Sudipto Das Received 2012 Lancaster Dissertation Award
2012 Lancaster Dissertation Award in Mathematics, Physical Sciences, & Engineering
The Department of Computer Science is delighted to announce that Dr. Sudipto Das has been awarded the 2012 Lancaster Dissertation Award in Mathematics, Physical Sciences, & Engineering. This is the first time this prestigious and highly competitive campus-wide award has been awarded to a Computer Science PhD student. Sudipto Das’s PhD dissertation is entitled “Scalable and Elastic Transactional Data Stores for Cloud Computing Platforms,” was conducted under the supervision of Professors Divyakant Agrawal and Amr El Abbadi. He graduated in December 2012, when he joined Microsoft Research (MSR).
The award is given by the UCSB Graduate Division to one doctoral dissertation completed in Mathematics, Physical Sciences, & Engineering in the two year period of July 1, 2010 to June 30, 2012. The departments for this year’s competition included Chemistry, Chemical Engineering, Computer Science, Earth Science, Electrical and Computer Engineering, Environmental Science and Management, Mathematics, Material Science, Mechanical Engineering, Media Arts and Technology, Physics, and Statistics. The winner is selected based on the impact on field in terms of methodological and substantive contributions.
Sudipto’s dissertation targets the important problem of designing scalable and elastic database management systems (DBMSs) for storing and serving large amounts of data (referred to as “big data” in common folklore). DBMSs form a critical component in the success of a vast majority of enterprise and web-applications that are part of our daily life. As the cloud computing platforms become an integral component of our daily interactions with computers, scalable and elastic DBMSs serving these applications are critical.

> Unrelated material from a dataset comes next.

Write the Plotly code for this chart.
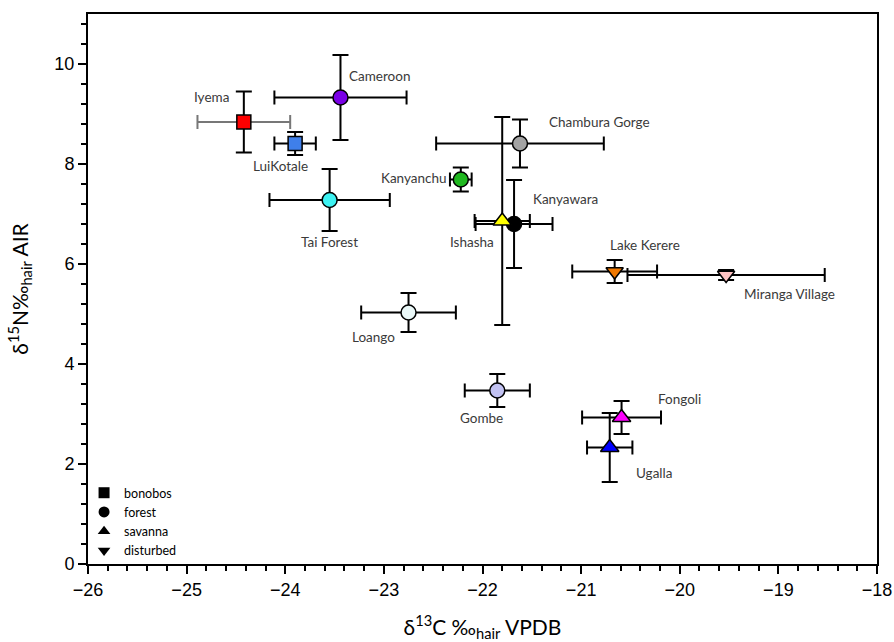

Sudipto’s dissertation makes several fundamental contributions towards realizing the vision of building scalable and elastic OLTP DBMSs for cloud platforms. These contributions significantly advance the state-of-the-art by supporting scale-out transaction processing and promoting elasticity as a first class concept in database systems. The significant technical contributions are in schema-defined and dynamically-specified database partitioning, large self-managing DBMSs installations, virtualization in the database tier, and live database migration for elastic load balancing. These technologies are critical to ensure the success of the next generation of DBMSs in cloud computing infrastructures.